Whale directing a musical? Isn’t that somewhat like
The Three Stooges doing Macbeth? Well . . . yes and no. Certainly
Whale was noted for his horror fare (Frankenstein, Bride of
Frankenstein, The Old Dark House, The Invisible Man),
but the truth of the matter is that he indulged in many genres, including the
Jerome Kern/Oscar Hammerstein Broadway adaptation of Edna Ferber’s novel about
life on a showboat that cruises the Mississippi River. Fans of musicals should
love this; I think it superior to the 1951 MGM color remake. Dunne, who we
don’t often associate with musicals, and Jones star, but the real star is Robeson
and his magnificent booming voice, especially on “Ol’ Man River.” And even
those that are not fans of musicals – and you know who you are, sitting there
in Ohio – should take this in if only to see a master director at work with
different material than for which he became famous.
Trivia: Of all the films he directed, this was Whale’s favorite.
August 22
10:30 am Young Cassidy (MGM, 1965) – Director: Jack Cardiff. Cast: Rod
Taylor, Flora Robson, Jack MacGowran, Sian Phillips, & Maggie Smith. Color,
108 minutes.
Cardiff is universally acknowledged to have been one of the best
cinematographers that ever stood behind a camera. Justly lauded for his
photography of such enduring classics as Caesar and Cleopatra (1945), A
Matter of Life and Death (1946), Black
Narcissus (1947), and The Red Shoes
(1948), Cardiff also turned his hand toward directing, beginning with the
short, The Story of William Tell, in 1953. As a director he didn’t
reach the heights he did as a cinematographer, but he was nevertheless quite
good. Young Cassidy, which he made in 1965, is the story of Irish
playwright Sean O’Casey (called “John Cassidy” in the film), from his
involvement in the 1911 Dublin uprising, to his move to England in the 1920’s
after his play “The Plough and the Stars,” caused riots.
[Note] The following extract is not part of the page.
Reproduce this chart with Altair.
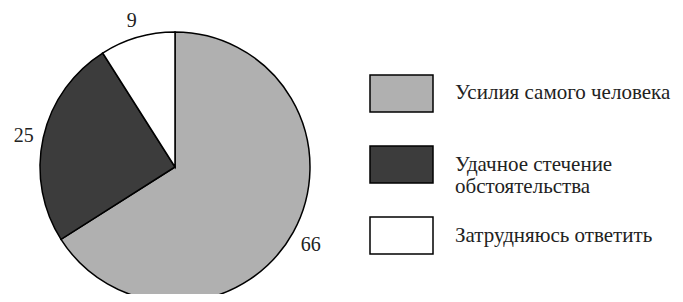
import altair as alt
import pandas as pd

categories = ["Усилия самого человека", "Удачное стечение обстоятельства", "Затрудняюсь ответить"]
values = [66, 25, 9]
legend_labels = ["Усилия самого человека", "Удачное стечение\nобстоятельства", "Затрудняюсь ответить"]
colors = ["#b0b0b0", "#3c3c3c", "#ffffff"]

df = pd.DataFrame({"category": categories, "value": values, "legend": legend_labels})

FONT = "Liberation Serif"
CX, CY = 167, 159

base = alt.Chart(df)
color_enc = alt.Color("category:N", scale=alt.Scale(domain=categories, range=colors), legend=None)
theta_enc = alt.Theta("value:Q", stack=True)
order_enc = alt.Order("value:Q", sort="descending")

pie = base.mark_arc(outerRadius=135, stroke="black", strokeWidth=1.5).encode(
    theta=theta_enc, order=order_enc, color=color_enc,
    x=alt.value(CX), y=alt.value(CY),
)

pie_labels = base.mark_text(radius=155, dy=3, font=FONT, fontSize=20, color="#222").encode(
    theta=theta_enc, order=order_enc, text="value:Q",
    x=alt.value(CX), y=alt.value(CY),
)

legend_y = alt.Y(
    "category:N",
    scale=alt.Scale(domain=categories, range=[67, 246], paddingInner=0.479, paddingOuter=0),
    axis=None,
)

boxes = base.mark_rect(stroke="black", strokeWidth=1.5).encode(
    x=alt.value(362), x2=alt.value(425), y=legend_y, color=color_enc,
)

legend_text = base.mark_text(
    align="left", baseline="middle", font=FONT, fontSize=21, lineBreak="\n",
    lineHeight=22, color="#222",
).encode(x=alt.value(447), y=legend_y, text="legend:N")

chart = alt.layer(pie, pie_labels, boxes, legend_text).properties(
    width=667, height=286, padding=0, autosize=alt.AutoSizeParams(type="none"),
).configure_view(stroke=None)

chart.save("out.html", embed_options={"renderer": "svg", "actions": False})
Taylor stars as
Cassidy (he took the role after Sean Connery turned it down), and acquits
himself rather nicely. Also watch for Julie Christie as Cassidy’s first love,
Daisy Battles, and Smith as Nopra, a bookshop clerk who encourages Cassidy’s
writing endeavors and falls in love with him. Pictures such as this can be
traps of boredom, but Young Cassidy
sparkles throughout, mainly due to its excellent cast and taut direction that
sticks to the basic story without meandering off as in all too many other
would-be biographical epics.
Trivia: John Ford was the original director on the project, but fell
ill during production and was replaced by Cardiff. Many critics cited the riot
scene as a sterling example of Ford at his best, but in truth the riot was
filmed by Cardiff, who said he based it on inspiration he received from a
screening of The Battleship Potemkin.
8:00 pm Nowhere to Go (Ealing, 1958) – Director: Seth Holt. Cast:
George Nader, Maggie Smith, Bernard Lee, Geoffrey Keen, & Bessie Love.
B&W, 88 minutes.
This is an early Smith gem, her first starring role in a feature
film, and she plays Bridget Howard, a young woman that becomes involved with a
man she barely knows (Nader) and later helps to hide him when he’s on the lam
from the police. Nader is fine in this forgotten British example of noir as a
con man double-crossed by his partner (Lee) and made an example of by the
justice system. Nader is a curious case. Somewhat famous among bad film fans
for his starring turn in that trash classic, Robot Monster, he later signed with Universal and, given his talent
and good looks, was headed for a bright future, starting by taking roles turned
down by Rock Hudson, Tony Curtis, and Jeff Chandler. However, it was during
this time that tabloids such as Confidential
began exposing homosexuals in the Hollywood community. The story goes that
Universal, in order to protect and save Rock Hudson’s much more lucrative
career, threw Nader to the wolves as a diversion. Nader packed up and moved to
Europe, where such things were not important, and enjoyed as good career that
was cut short by an eye injury sustained on the set of the unreleased film Zigzag when
a blank pistol round exploded unexpectedly near his eyes. He developed glaucoma
as a result, and in 1974, retired from movies, turning instead to writing. His
1978 sci-fi novel, Chrome, developed a cult following due to its
theme of gay robots (?!). Though he was sacrificed by Universal so that Hudson
could prosper, he and Hudson remained close until Hudson’s death from AIDS in
1985, and Nader received a bequest from Hudson’s estate. Also, Nader’s
long-time partner, Mark Miller, was Hudson’s personal secretary for over 12
years.
Trivia: This film was tragic in another sense. It was Seth Holt’s
first feature film as a director at Ealing. As the years passed, Holt began to
build a strong resume, helming such notable fare as the excellent psychological
thriller, Scream of Fear (1961), the steamy Station
Six-Sahara (1962) with Carroll Baker, a favorite film of Martin
Scorsese, and the Bette Davis thriller, The Nanny (1965). But
Holt could never break out of the B’s, and his battle with alcohol took its
toll. Picked to direct Lindsay Anderson’s classic schoolhouse rebellion film, If,
in 1968, his physical and mental condition were so bad that Anderson was forced
to remove him from the film. He died from heart failure while on the set of his
last picture, Blood From the Mummy’s Tomb.